[Start Material shown]

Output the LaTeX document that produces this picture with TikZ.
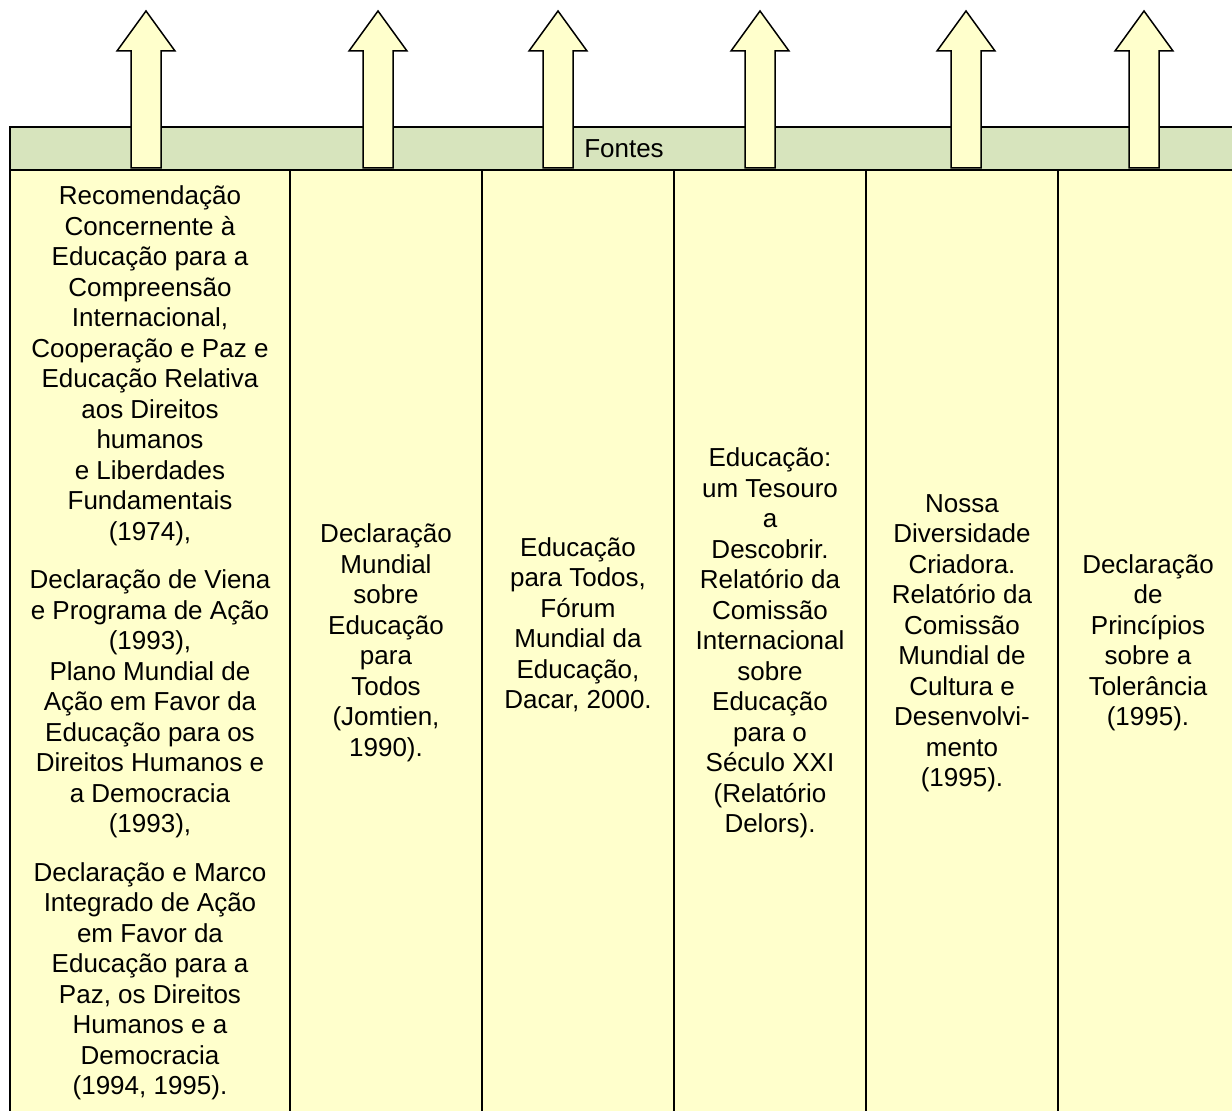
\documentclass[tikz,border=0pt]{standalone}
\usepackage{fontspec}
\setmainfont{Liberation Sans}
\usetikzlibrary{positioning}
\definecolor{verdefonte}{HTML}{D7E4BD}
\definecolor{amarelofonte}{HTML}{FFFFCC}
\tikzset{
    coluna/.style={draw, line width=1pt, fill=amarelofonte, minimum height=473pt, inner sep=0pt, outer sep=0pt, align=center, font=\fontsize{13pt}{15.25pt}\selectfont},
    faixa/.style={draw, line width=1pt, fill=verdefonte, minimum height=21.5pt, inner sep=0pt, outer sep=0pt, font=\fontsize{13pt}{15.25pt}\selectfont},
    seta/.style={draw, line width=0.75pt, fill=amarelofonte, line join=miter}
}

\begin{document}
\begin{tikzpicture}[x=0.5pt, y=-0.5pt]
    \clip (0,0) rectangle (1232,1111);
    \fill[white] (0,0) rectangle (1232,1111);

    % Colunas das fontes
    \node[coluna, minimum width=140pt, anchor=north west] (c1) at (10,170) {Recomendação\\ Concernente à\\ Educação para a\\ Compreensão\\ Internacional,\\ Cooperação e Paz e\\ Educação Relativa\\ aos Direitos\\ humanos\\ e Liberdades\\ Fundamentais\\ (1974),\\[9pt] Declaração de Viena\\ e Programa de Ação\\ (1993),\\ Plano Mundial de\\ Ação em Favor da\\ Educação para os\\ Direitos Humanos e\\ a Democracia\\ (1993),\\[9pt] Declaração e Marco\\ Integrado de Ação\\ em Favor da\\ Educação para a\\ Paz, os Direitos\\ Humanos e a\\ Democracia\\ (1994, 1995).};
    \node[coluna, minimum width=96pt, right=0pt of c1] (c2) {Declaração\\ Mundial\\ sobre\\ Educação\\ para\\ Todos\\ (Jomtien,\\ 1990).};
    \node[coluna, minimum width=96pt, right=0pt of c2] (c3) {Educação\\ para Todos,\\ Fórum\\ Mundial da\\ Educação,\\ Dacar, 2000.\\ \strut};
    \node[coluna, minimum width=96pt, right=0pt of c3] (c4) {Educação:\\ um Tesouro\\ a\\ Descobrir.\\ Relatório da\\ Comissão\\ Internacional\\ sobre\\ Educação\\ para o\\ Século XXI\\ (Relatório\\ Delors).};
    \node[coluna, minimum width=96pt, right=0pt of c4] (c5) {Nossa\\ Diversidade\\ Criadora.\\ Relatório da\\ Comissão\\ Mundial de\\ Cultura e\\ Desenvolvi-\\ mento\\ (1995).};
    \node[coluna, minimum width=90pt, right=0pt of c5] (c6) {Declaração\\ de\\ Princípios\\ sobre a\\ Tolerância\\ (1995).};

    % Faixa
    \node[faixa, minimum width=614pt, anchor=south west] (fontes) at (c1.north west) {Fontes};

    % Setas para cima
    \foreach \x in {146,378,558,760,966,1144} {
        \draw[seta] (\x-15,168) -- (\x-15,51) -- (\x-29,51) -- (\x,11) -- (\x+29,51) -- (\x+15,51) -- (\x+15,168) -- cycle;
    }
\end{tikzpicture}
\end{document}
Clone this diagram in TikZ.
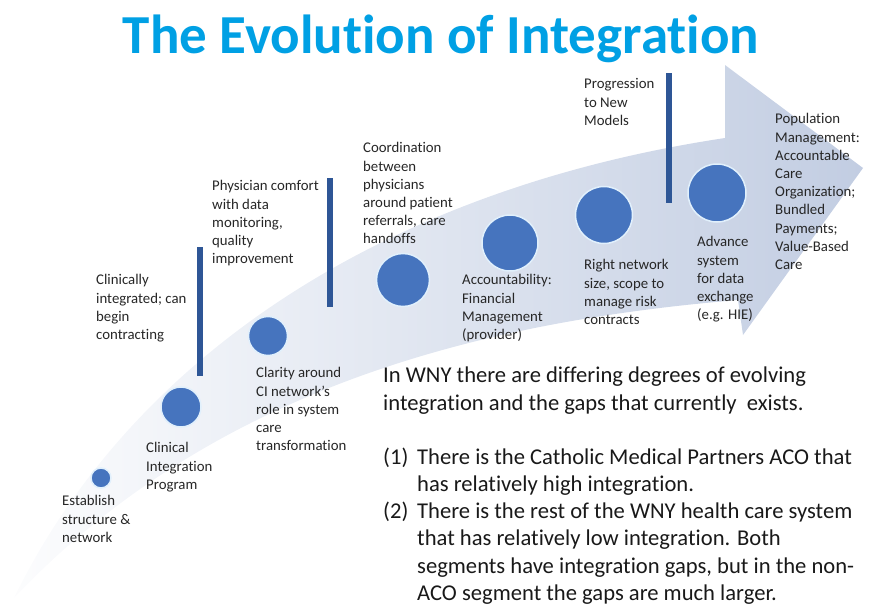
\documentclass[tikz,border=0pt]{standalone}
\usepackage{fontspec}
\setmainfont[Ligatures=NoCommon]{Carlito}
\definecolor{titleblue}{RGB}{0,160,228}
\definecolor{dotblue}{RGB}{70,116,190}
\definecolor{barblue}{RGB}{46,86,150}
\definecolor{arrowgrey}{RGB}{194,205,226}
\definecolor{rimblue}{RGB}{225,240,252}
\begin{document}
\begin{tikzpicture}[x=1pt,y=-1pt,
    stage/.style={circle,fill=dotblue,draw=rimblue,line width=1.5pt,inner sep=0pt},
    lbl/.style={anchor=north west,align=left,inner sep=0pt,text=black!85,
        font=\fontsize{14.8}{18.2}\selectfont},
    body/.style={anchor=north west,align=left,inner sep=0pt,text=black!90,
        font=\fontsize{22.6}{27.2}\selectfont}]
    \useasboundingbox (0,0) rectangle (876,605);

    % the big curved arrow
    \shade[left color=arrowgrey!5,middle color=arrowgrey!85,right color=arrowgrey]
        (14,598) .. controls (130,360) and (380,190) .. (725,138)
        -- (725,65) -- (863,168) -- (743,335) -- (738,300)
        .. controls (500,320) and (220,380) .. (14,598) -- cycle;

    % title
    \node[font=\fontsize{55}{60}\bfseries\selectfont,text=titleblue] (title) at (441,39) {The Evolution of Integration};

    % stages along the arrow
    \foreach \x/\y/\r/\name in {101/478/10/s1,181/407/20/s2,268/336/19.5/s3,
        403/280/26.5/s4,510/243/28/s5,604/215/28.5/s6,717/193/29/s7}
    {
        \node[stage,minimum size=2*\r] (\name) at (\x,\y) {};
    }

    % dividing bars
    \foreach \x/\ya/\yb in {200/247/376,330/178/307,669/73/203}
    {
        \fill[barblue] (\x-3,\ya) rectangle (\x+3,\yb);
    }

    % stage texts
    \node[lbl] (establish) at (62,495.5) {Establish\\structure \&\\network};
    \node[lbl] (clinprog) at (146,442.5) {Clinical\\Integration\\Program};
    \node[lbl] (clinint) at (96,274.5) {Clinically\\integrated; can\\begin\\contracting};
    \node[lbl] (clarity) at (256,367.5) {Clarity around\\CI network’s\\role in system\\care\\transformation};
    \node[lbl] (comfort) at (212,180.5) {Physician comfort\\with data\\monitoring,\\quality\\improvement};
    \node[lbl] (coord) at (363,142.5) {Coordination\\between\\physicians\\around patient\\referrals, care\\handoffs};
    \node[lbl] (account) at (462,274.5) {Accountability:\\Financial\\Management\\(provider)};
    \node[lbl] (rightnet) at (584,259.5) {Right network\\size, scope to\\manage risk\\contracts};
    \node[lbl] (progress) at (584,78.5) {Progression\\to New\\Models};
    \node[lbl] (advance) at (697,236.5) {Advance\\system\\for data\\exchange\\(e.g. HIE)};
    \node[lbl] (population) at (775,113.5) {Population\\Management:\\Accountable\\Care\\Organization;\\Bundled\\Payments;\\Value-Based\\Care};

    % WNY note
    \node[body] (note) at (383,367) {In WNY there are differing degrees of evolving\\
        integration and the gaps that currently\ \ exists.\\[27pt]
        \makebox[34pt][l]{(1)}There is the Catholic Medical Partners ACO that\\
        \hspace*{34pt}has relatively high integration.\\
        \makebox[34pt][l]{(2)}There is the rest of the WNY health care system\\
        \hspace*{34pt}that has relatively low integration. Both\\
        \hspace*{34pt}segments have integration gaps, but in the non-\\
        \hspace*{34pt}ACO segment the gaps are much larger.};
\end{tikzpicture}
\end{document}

[End Material shown]

Task details: Where a line in the material contains "this", copy that line.

Task solution:
Output the LaTeX document that produces this picture with TikZ.
Clone this diagram in TikZ.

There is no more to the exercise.